Along with an airplane crashing, a ship sinking is one of my greatest fears. Brian Murphy writes about the sole survivor of a ship going down in the Atlantic entitled Adrift: A True Story of Tragedy on the Icy Atlantic and the One Who Lived to Tell about It.
Murphy combines great storytelling with a detailed explanation of Nineteenth Century ocean travel. Murphy includes conversations in the story between those who initially survived the sinking. These conversations are not direct quotes because it is unknown what was said, but by including them Murphy gives a good representation of how people would react. Their thoughts describe what it was like to be in a ship’s steerage section for days or weeks without seeing daylight and the panic and fear that settles in as everyone realizes the ship is going down.

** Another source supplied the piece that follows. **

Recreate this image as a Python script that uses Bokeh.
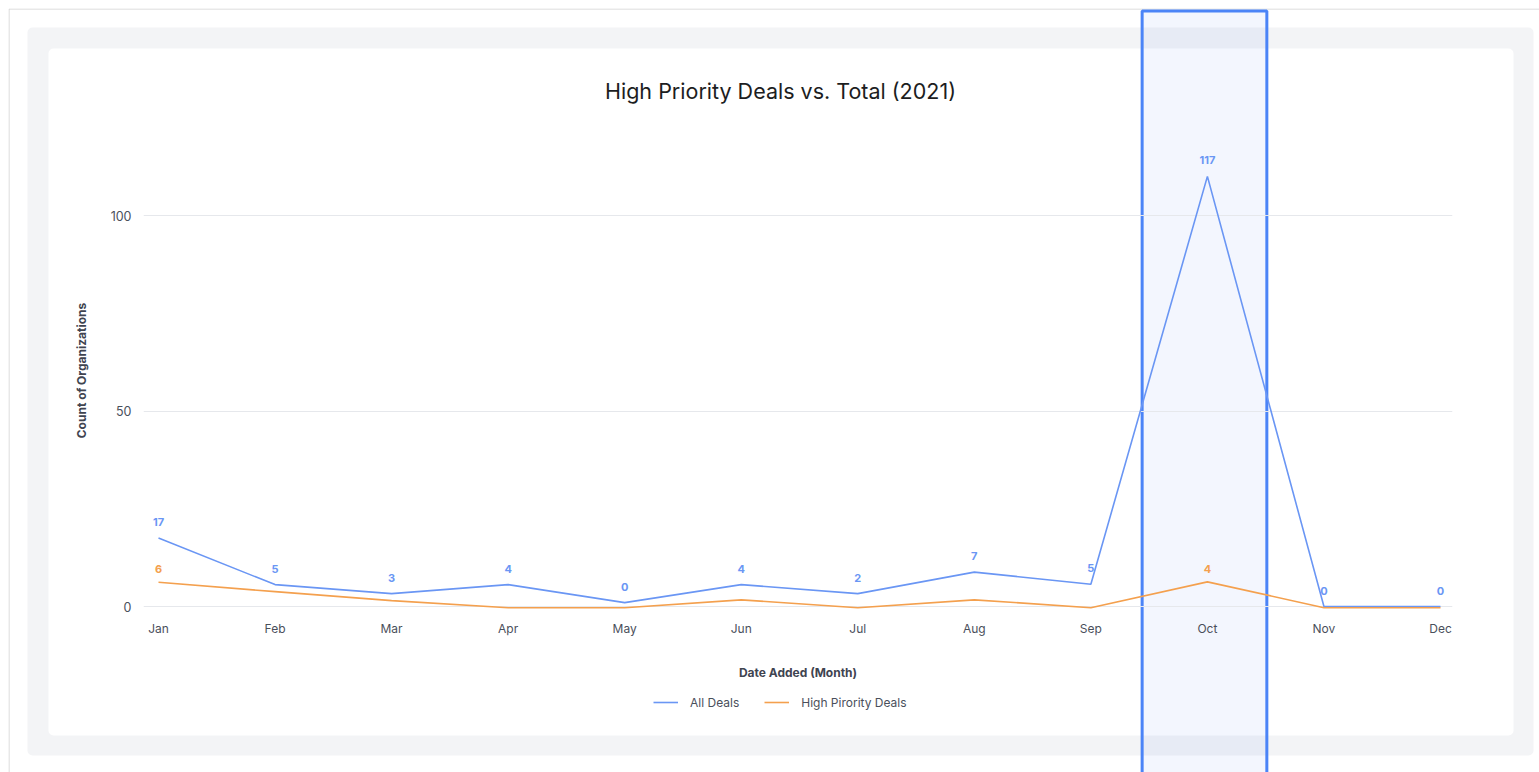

Interspersed with the narrative of the fate of those who went in the life boats, Murphy writes about the officers and sailors who made a living on the ocean – either transporting people and products or hunting whales. Most officers and sailors had no illusions about the cruelties of the sea – shipwrecks, grievous injuries, starvation – but they chose their careers for the love of the sea and the freedom.
The best part of the book is the narrative about the survivors in the lifeboat. Nye took a leadership role when the boatswain shrunk from that responsibility. He tried to keep the peace among the 12 other survivors and keep them alive against the odds. Murphy captures the profound sadness of the situation as each person dies for various reasons. It also is a great look at how human’s behave under the most stressful situations – some withdraw, others become combative, and others think more clearly.
Murphy’s account is an excellent story of one of the many tragedies that befell many transatlantic travelers.